Tens of thousands of Afghans were yesterday racing to flee their country as the US warned of security threats at Kabul’s chaotic airport and the EU said that it was “impossible” to evacuate everyone at risk from the Taliban.
In the week since the Taliban took back power in Afghanistan, the group vowed a softer version of its brutal rule from 1996 to 2001, and taken steps toward forming a government.
However, terrified Afghans continue to try to flee, deepening a tragedy at Kabul’s Hamid Karzai International Airport, where the US and its allies have been unable to cope with the huge number of people trying to get on evacuation flights.
Photo: AP
Yesterday, the British Ministry of Defence said that seven people had died in the crowds, without further details.
A journalist, who was among a group of media workers and academics who struggled to get to the airport for a flight, described desperate scenes of people surrounding their bus on the way in.
“They were showing us their passports and shouting: ‘Take us with you... Please take us with you,’” the journalist said. “A Taliban fighter in the truck ahead of us had to shoot in the air to make them go away.”
Britain’s Sky News on Saturday aired footage of at least three bodies covered in white tarpaulin outside the airport. It was not clear how they had died.
Sky News reporter Stuart Ramsay, who was at the airport, called the deaths “inevitable” and said that people were being “crushed,” while others were “dehydrated and terrified.”
The footage was the latest image of utter despair, after a video of a baby being lifted over a wall at the airport and horror scenes of people hanging onto departing planes.
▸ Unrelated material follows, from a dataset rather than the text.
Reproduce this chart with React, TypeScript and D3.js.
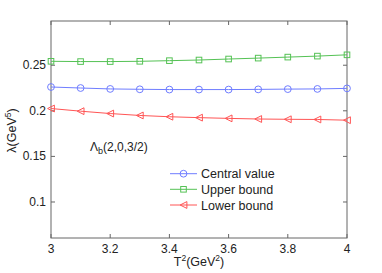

The US, which has thousands of troops trying to secure the airport, has set a deadline to complete the evacuations by Tuesday next week.
However, there are up to 15,000 Americans and 50,000 to 60,000 Afghan allies who need to be evacuated, US President Joe Biden’s administration said.
There are countless others who fear repression under the Taliban and are also trying to flee.
Biden has described the evacuation operations as “one of the largest, most difficult airlifts in history.”
On Saturday, the situation was further complicated when the US government told its citizens to stay away from the airport because of “security threats.”
No specific reason was given, but a White House official later said that Biden had been briefed on security threats, including from the Islamic State group.
EU High Representative for Foreign Affairs and Security Policy Josep Borrell gave a bleak assessment of whether the airlift would succeed.
“They want to evacuate 60,000 people between now and the end of this month. It’s mathematically impossible,” he said.
Borrell added that “we have complained” to the US that their airport security was overly strict and hampering attempts by Afghans who worked for the Europeans to enter.
Last week, the Taliban stunned the world when they swept into Kabul, ending two decades of war, facing virtually no opposition from government forces that had been trained and equipped by the US-led alliance.
However, there have been since been flickers of resistance with some former government troops gathering in the Panjshir Valley, a mountainous region north of Kabul.
One of the leaders of the movement, named the National Resistance Front, is the son of famed anti-Taliban commander Ahmad Shah Massoud.
The front is prepared for a “long-term conflict,” but is also still seeking to negotiate with the Taliban about an inclusive government, group spokesman Ali Maisam Nazary said in an interview.
“The conditions for a peace deal with the Taliban are decentralization: a system that ensures social justice, equality, rights and freedom for all,” he said.